_Data block_.
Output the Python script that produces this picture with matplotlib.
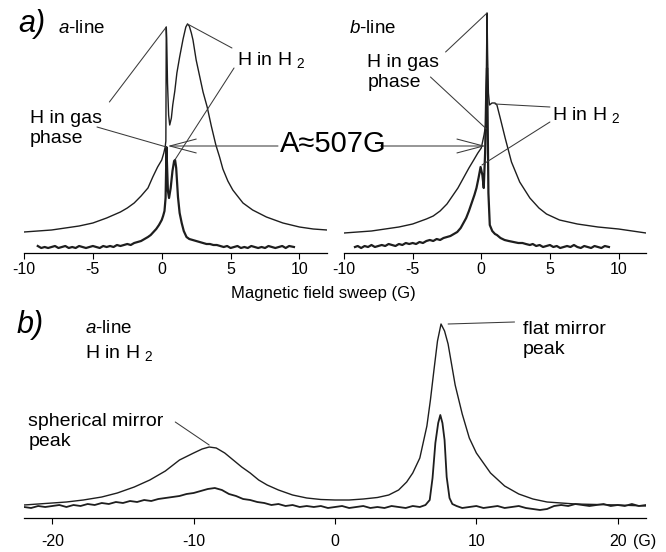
import matplotlib
matplotlib.use('Agg')
import matplotlib.pyplot as plt

plt.rcParams['font.family'] = ['Liberation Sans', 'DejaVu Sans']
plt.rcParams['mathtext.fontset'] = 'custom'
plt.rcParams['mathtext.rm'] = 'Liberation Sans'
plt.rcParams['mathtext.it'] = 'Liberation Sans:italic'
plt.rcParams['axes.unicode_minus'] = False

# ---- data (field in G, intensity in arbitrary units) ----
# a) a-line, broad trace
a_up_x = [-10, -9, -8, -7, -6, -5, -4, -3, -2.5, -2, -1.5, -1, -0.65, -0.3, 0,
          0.15, 0.25, 0.3, 0.33, 0.36, 0.42, 0.5, 0.58, 0.7, 0.8,
          0.95, 1.1, 1.3, 1.55, 1.75, 1.87, 2.0, 2.15, 2.27, 2.5,
          2.75, 3.0, 3.3, 3.6, 3.93, 4.2, 4.44, 4.8, 5.16, 5.5,
          5.9, 6.6, 7.6, 8.8, 10, 11, 12]
a_up_y = [21, 22, 23, 25, 27, 30, 35, 41, 45, 50, 57, 65, 76, 86, 93,
          100, 106, 112, 226, 215, 170, 138, 128, 135, 148,
          162, 180, 196, 214, 226, 229, 227, 220, 213, 193,
          177, 161, 146, 127, 108, 96, 84, 72, 63, 57,
          50, 43, 36, 30, 26, 24, 23]

# a) a-line, narrow (noisy) trace
a_low_x = [-9.0, -8.75, -8.5, -8.25, -8.0, -7.75, -7.5, -7.25, -7.0, -6.75,
           -6.5, -6.25, -6.0, -5.75, -5.5, -5.25, -5.0, -4.75, -4.5, -4.25,
           -4.0, -3.75, -3.5, -3.25, -3.0, -2.75, -2.5, -2.25, -2.0,
           -1.75, -1.5, -1.25, -1.0,
           -0.8, -0.6, -0.4, -0.2, 0.0,
           0.1, 0.2, 0.28, 0.32, 0.34, 0.38, 0.45, 0.53, 0.65, 0.78,
           0.9, 0.97, 1.05, 1.18, 1.3, 1.45, 1.6, 1.8,
           2.0, 2.25, 2.5, 2.75, 3.0, 3.25, 3.5, 3.75, 4.0, 4.25,
           4.5, 4.75, 5.0, 5.25, 5.5, 5.75, 6.0, 6.25, 6.5, 6.75,
           7.0, 7.25, 7.5, 7.75, 8.0, 8.25, 8.5, 8.75, 9.0, 9.25,
           9.6]
a_low_y = [7, 5, 6, 5, 6, 7, 5, 6, 7, 5,
           6, 5, 7, 6, 5, 6, 7, 6, 5, 7,
           6, 7, 6, 8, 7, 8, 9, 8, 10,
           11, 12, 14, 16,
           18, 21, 24, 28, 33,
           37, 42, 55, 85, 106, 90, 62, 55, 65, 82,
           92, 93, 85, 56, 40, 30, 22, 16,
           14, 13, 12, 11, 10, 9, 9, 8, 8, 7,
           6, 7, 5, 6, 7, 5, 6, 5, 7, 6,
           5, 6, 5, 7, 6, 5, 6, 7, 5, 7,
           6]

# a) b-line, broad trace
b_up_x = [-10, -9, -8, -7, -6, -5, -4,
          -3.5, -3, -2.5, -2.2, -1.7, -1.3, -0.9, -0.55, -0.25, 0,
          0.2, 0.32, 0.37, 0.42, 0.46, 0.52, 0.6, 0.78, 1.0, 1.14,
          1.38, 1.74, 2.2, 2.8, 3.54, 4.2, 4.75, 5.7, 7, 8.5,
          10, 11, 12]
b_up_y = [20, 21, 22, 24, 26, 29, 34,
          37, 42, 49, 55, 65, 75, 85, 93, 100, 105,
          118, 128, 180, 240, 200, 160, 148, 150, 150, 148,
          135, 115, 91, 71, 55, 45, 39, 33, 29, 26,
          24, 22, 20]

# a) b-line, narrow (noisy) trace
b_low_x = [-9.2, -9.0,
           -8.75, -8.5, -8.25, -8.0, -7.75, -7.5, -7.25, -7.0, -6.75, -6.5,
           -6.25, -6.0, -5.75, -5.5, -5.25, -5.0, -4.75, -4.5, -4.25, -4.0,
           -3.75, -3.5, -3.25, -3.0, -2.75, -2.5, -2.25, -2.0,
           -1.75, -1.5,
           -1.3, -1.1, -0.9, -0.7, -0.5, -0.35, -0.2, -0.05,
           0.08, 0.18, 0.28, 0.36, 0.42, 0.46, 0.52, 0.62, 0.8, 1.0,
           1.14, 1.4, 1.7, 2.0, 2.35, 2.7, 3.0,
           3.25, 3.54, 3.75,
           4.0, 4.25, 4.5, 4.75, 5.0, 5.25, 5.5, 5.75, 6.0, 6.25,
           6.5, 6.75, 7.0, 7.25, 7.5, 7.75, 8.0, 8.25, 8.5, 8.75,
           9.0, 9.3]
b_low_y = [6, 7,
           5, 7, 6, 8, 6, 7, 8, 7, 9, 8,
           7, 9, 8, 10, 9, 10, 9, 11, 10, 12,
           13, 12, 14, 13, 15, 16, 17, 19,
           21, 25,
           30, 35, 42, 50, 58, 65, 75, 86,
           78, 65, 100, 160, 185, 140, 60, 28, 22, 19,
           18, 15, 13, 12, 11, 10, 10,
           9, 8, 9,
           7, 8, 6, 7, 8, 6, 7, 5, 6, 7,
           6, 8, 6, 5, 7, 6, 5, 7, 6, 5,
           7, 6]

# b) a-line H in H2, broad trace
c_up_x = [-22, -21, -20, -19, -17.8, -16.5, -15.4, -14.2, -13.1, -12,
          -11, -10, -9.4, -8.9, -8.4, -7.8, -7.2, -6.6, -6, -5.4,
          -4.8, -4, -3, -2, -1, 0, 1, 2, 3, 3.8,
          4.5, 5.07, 5.5, 6, 6.5, 6.75, 7, 7.25, 7.5, 7.75,
          8, 8.5, 9, 9.5, 10, 11, 12, 13, 14, 15,
          17, 20, 22]
c_up_y = [13, 14, 15, 16, 18, 21, 25, 31, 38, 47,
          58, 65, 69, 71, 70, 65, 58, 51, 45, 38,
          33, 28, 23, 20, 18.5, 18, 18, 19, 20.5, 23,
          28, 36, 45, 60, 92, 118, 148, 177, 194, 187,
          174, 133, 104, 80, 65, 45, 32, 24, 19, 16,
          14, 13, 12]

# b) a-line H in H2, narrow (noisy) trace
c_low_x = [-22, -21.5, -21, -20.5, -20, -19.5, -19, -18.5, -18, -17.5,
           -17, -16.5, -16, -15.5, -15, -14.5, -14, -13.5, -13, -12.5,
           -12, -11.5, -11, -10.5, -10, -9.5, -9, -8.5, -8, -7.5,
           -7, -6.5, -6, -5.5, -5, -4.5, -4, -3.5, -3, -2.5,
           -2, -1.5, -1, -0.5, 0, 0.5, 1, 1.5, 2, 2.5,
           3, 3.5, 4, 4.5, 5, 5.5, 6,
           6.4, 6.7, 6.9, 7.1, 7.3, 7.45, 7.6, 7.75, 7.9, 8.1, 8.3, 8.6,
           9, 9.5, 10, 10.5, 11, 11.5, 12, 12.5, 13, 13.5,
           14, 14.5, 15, 15.5, 16, 16.5, 17, 17.5, 18, 18.5,
           19, 19.5, 20, 20.5, 21, 21.5, 22]
c_low_y = [11, 10, 12, 11, 12, 13, 11, 13, 12, 14,
           13, 15, 14, 16, 15, 17, 16, 18, 17, 19,
           20, 21, 22, 24, 25, 27, 29, 30, 28, 24,
           22, 19, 18, 16, 15, 13, 14, 12, 13, 11,
           12, 11, 12, 10, 11, 12, 10, 11, 12, 10,
           11, 10, 12, 11, 10, 12, 11,
           13, 18, 40, 75, 95, 103, 95, 78, 41, 20, 14, 12,
           10, 11, 12, 10, 11, 12, 10, 11, 12, 10,
           9, 8, 9, 12, 13, 12, 14, 13, 12, 13,
           14, 12, 13, 12, 14, 12, 13]

top_ticks = [-10, -5, 0, 5, 10]
bottom_ticks = [-20, -10, 0, 10, 20]

W, H = 666, 552
fig = plt.figure(figsize=(W / 100, H / 100), dpi=100)
fig.patch.set_facecolor('white')

ax1 = fig.add_axes([24 / W, (H - 253) / H, 303 / W, 245 / H])
ax2 = fig.add_axes([344 / W, (H - 253) / H, 302 / W, 245 / H])
ax3 = fig.add_axes([24 / W, (H - 518) / H, 622 / W, 205 / H])

CURVE = '#1e1e1e'
LEAD = '#3a3a3a'
FS = 14


def leader(ax, start, end):
    ax.annotate('', xy=end, xytext=start,
                arrowprops=dict(arrowstyle='-', color=LEAD, lw=0.75,
                                shrinkA=0, shrinkB=0))


def pointer(ax, start, end):
    ax.annotate('', xy=end, xytext=start,
                arrowprops=dict(arrowstyle='->,head_length=1.9,head_width=0.5',
                                color=LEAD, lw=0.75, shrinkA=0, shrinkB=0))


for ax in (ax1, ax2, ax3):
    for s in ('left', 'right', 'top'):
        ax.spines[s].set_visible(False)
    ax.spines['bottom'].set_linewidth(0.9)
    ax.set_yticks([])
    ax.patch.set_alpha(0)

for ax in (ax1, ax2):
    ax.set_xlim(-10, 12)
    ax.set_ylim(0, 245)
    ax.set_xticks(top_ticks)
    ax.tick_params(axis='x', direction='out', length=4, width=0.8,
                   pad=2.5, labelsize=11.5)

ax3.set_xlim(-22, 22)
ax3.set_ylim(0, 205)
ax3.set_xticks(bottom_ticks)
ax3.tick_params(axis='x', direction='out', length=4.3, width=0.8,
                pad=7, labelsize=11.5)

# curves
ax1.plot(a_up_x, a_up_y, color=CURVE, lw=1.0)
ax1.plot(a_low_x, a_low_y, color=CURVE, lw=1.6)
ax2.plot(b_up_x, b_up_y, color=CURVE, lw=1.0)
ax2.plot(b_low_x, b_low_y, color=CURVE, lw=1.6)
ax3.plot(c_up_x, c_up_y, color=CURVE, lw=1.0)
ax3.plot(c_low_x, c_low_y, color=CURVE, lw=1.3)

# multi-line labels: va='baseline' puts the last line on the given height
# panel a) a-line labels
ax1.text(-7.5, 220, '$a$-line', fontsize=13.5, va='baseline')
ax1.text(-9.6, 110, 'H in gas\nphase', fontsize=FS, va='baseline',
         linespacing=1.2)
ax1.text(5.45, 188, 'H in H $_{2}$', fontsize=FS, va='baseline')
leader(ax1, (-3.8, 151), (0.33, 226))
leader(ax1, (-4.7, 126), (0.34, 106))
leader(ax1, (5.1, 205), (1.87, 229))
leader(ax1, (5.25, 185), (0.95, 93))
pointer(ax1, (8.44, 107), (0.44, 107))

# panel a) b-line labels
ax2.text(-9.65, 220, '$b$-line', fontsize=13.5, va='baseline')
ax2.text(-8.3, 166, 'H in gas\nphase', fontsize=FS, va='baseline',
         linespacing=1.2)
ax2.text(5.16, 133, 'H in H $_{2}$', fontsize=FS, va='baseline')
leader(ax2, (-2.6, 201), (0.42, 240))
leader(ax2, (-3.7, 176), (0.38, 124))
leader(ax2, (5.0, 146), (1.0, 149))
leader(ax2, (5.0, 131), (0.05, 88))
pointer(ax2, (-7.35, 107), (0.3, 107))

# panel b) labels
ax3.text(-17.7, 185, '$a$-line', fontsize=13.5, va='baseline')
ax3.text(-17.7, 160, 'H in H $_{2}$', fontsize=FS, va='baseline')
ax3.text(-21.7, 72, 'spherical mirror\npeak', fontsize=FS, va='baseline',
         linespacing=1.2)
ax3.text(13.3, 164, 'flat mirror\npeak', fontsize=FS, va='baseline',
         linespacing=1.2)
leader(ax3, (-11.3, 96), (-8.9, 73))
leader(ax3, (12.7, 196), (8.0, 194))
ax3.annotate('(G)', xy=(20, 0), xycoords=('data', 'axes fraction'),
             xytext=(11, -(4.3 + 7)), textcoords='offset points',
             ha='left', va='top', fontsize=11.5)

# figure-level texts
fig.text(18 / W, 1 - 32 / H, 'a)', fontsize=22, style='italic', va='baseline')
fig.text(17 / W, 1 - 333 / H, 'b)', fontsize=22, style='italic', va='baseline')
fig.text(280 / W, 1 - 152 / H, 'A\u2248507G', fontsize=21, va='baseline')
fig.text(323 / W, 1 - 298 / H, 'Magnetic field sweep (G)', fontsize=12,
         ha='center', va='baseline')

fig.savefig('out.png', dpi=100, facecolor='white')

_Set exercise_. Leave out any pictures, please, and quote only the lines from the top of the data through the line that contains "import matplotlib.pyplot as plt".

_Written solution_.
Output the Python script that produces this picture with matplotlib.
import matplotlib
matplotlib.use('Agg')
import matplotlib.pyplot as plt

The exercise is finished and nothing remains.